Distributed databases ensure data durability primarily through a combination of data replication, consensus algorithms, and reliable storage mechanisms. Data durability means that once a transaction is committed, it will survive any subsequent failures, like server crashes or network issues. By replicating data across multiple nodes within the database cluster, distributed systems can withstand the loss of individual nodes. If one node goes down, other nodes can still provide the necessary data, ensuring continuous availability and durability.
One common method for achieving data durability is the use of consensus algorithms, such as Paxos or Raft. These algorithms help ensure that all replicas reach agreement before considering a transaction committed. For example, when a client writes data, the consensus algorithm requires multiple nodes to confirm the write. Only after a majority of nodes acknowledge the transaction does it become durable. This way, even if some nodes fail after the transaction is acknowledged, the data remains safe on other nodes that have persisted it.

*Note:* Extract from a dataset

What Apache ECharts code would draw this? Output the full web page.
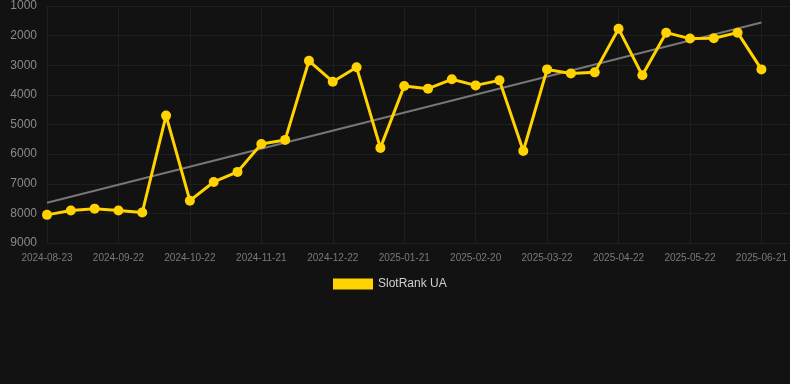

In addition to replication and consensus, distributed databases often employ robust storage systems to further enhance durability. Various storage technologies, like write-ahead logging (WAL) and durable file systems, are used to ensure data is not lost even if a crash occurs just after a write operation. Write-ahead logging, for instance, records changes to a log before the actual data is written to the database. If a failure happens, the system can recover by replaying the log entries. By combining these strategies, distributed databases maintain a high level of data durability, ensuring that applications can rely on the integrity of their data over time.